What is a pneumatocele?
Etiologies?
Prognosis?
- A pneumatocele is a thin-walled, gas-filled cyst that may be post-traumatic or develop as a sequela of pneumonia, typically from staphylococcus aureus or pneumocystis.
- Pneumatoceles almost always resolve.
What is a bronchopleural fistula?
What is caused by? MCC? Other etiologies?
Imaging?
Treatment?
- Bronchopleural fistula (BPF) is an abnormal communication between the airway and the pleural space. It is caused by rupture of the visceral pleura. By far the most common cause of BPF is surgery; however, other etiologies include lung abscess, empyema, and trauma.
- On imaging, new or increasing gas is present in a pleural effusion.
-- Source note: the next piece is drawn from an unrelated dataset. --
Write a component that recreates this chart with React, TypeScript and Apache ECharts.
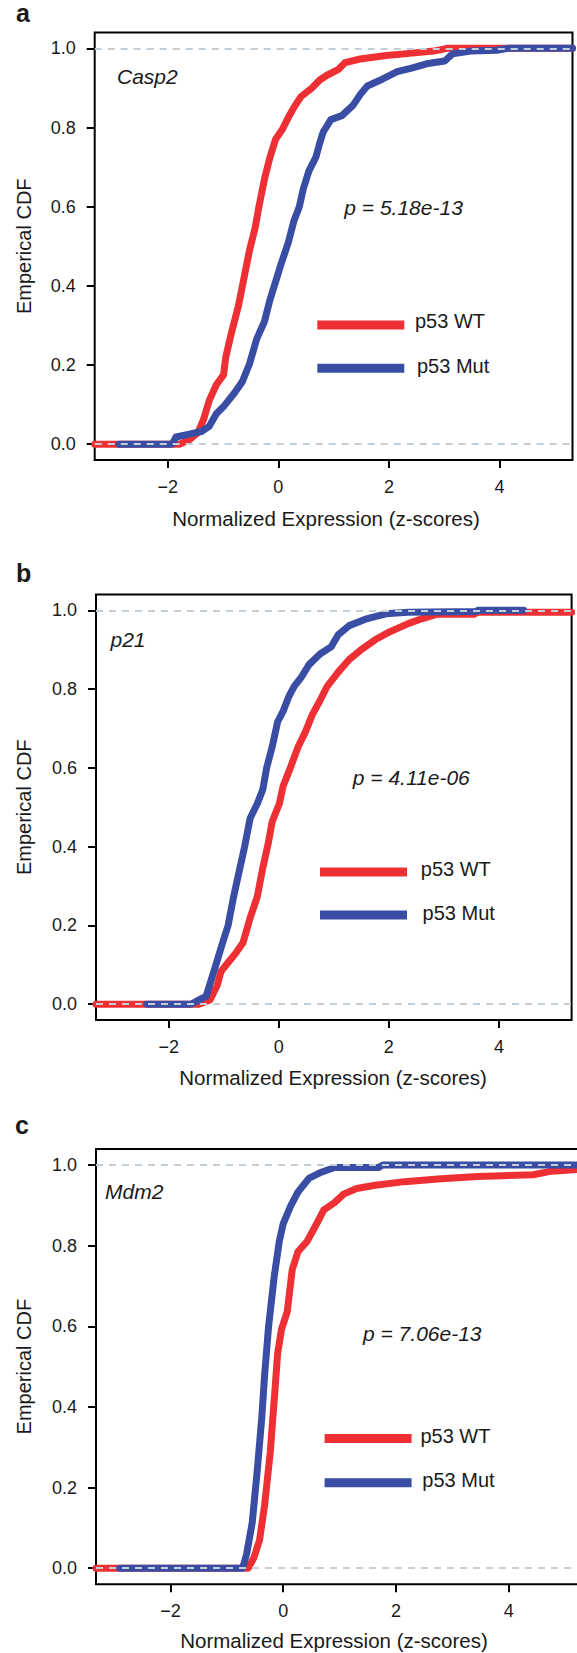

A connection between the bronchial tree and the pleura is not always apparent but is helpful when seen.
- The treatment of BPF is controversial and highly individualized.
What is empyema necessitans?
Most commonly due to?
Other causative organisms?
- Empyema necessitans is extension of an empyema to the chest wall, most commonly secondary to tuberculosis. Other causative organisms include Nocardia and Actinomyces.
Tuberculosis Overview
Where is this more of a problem? Who gets it in the US?
Initial TB exposure leads to what two clinical outcomes?
What is “reactivation TB”?
- Tuberculosis - TB, caused by Mycobacterium tuberculosis, remains an important disease despite remarkable progress in public health and antituberculous therapy over the past century. Tuberculosis remains a significant problem in developing countries. In the United States, TB is seen primarily in the immigrant population and immunocompromised individuals.
- Initial exposure to TB can lead to two clinical outcomes:
- Contained disease (90%) results in calcified granulomas and/or calcified hilar lymph nodes. In a patient with normal immunity, the tuberculous bacilli are sequestered with a caseating granulomatous response.
- Primary tuberculosis results when the host cannot contain the organism. Primary tuberculosis is seen more commonly in children and immunocompromised patients.
- Reactivation (post-primary) TB is reactivation of a previously latent infection.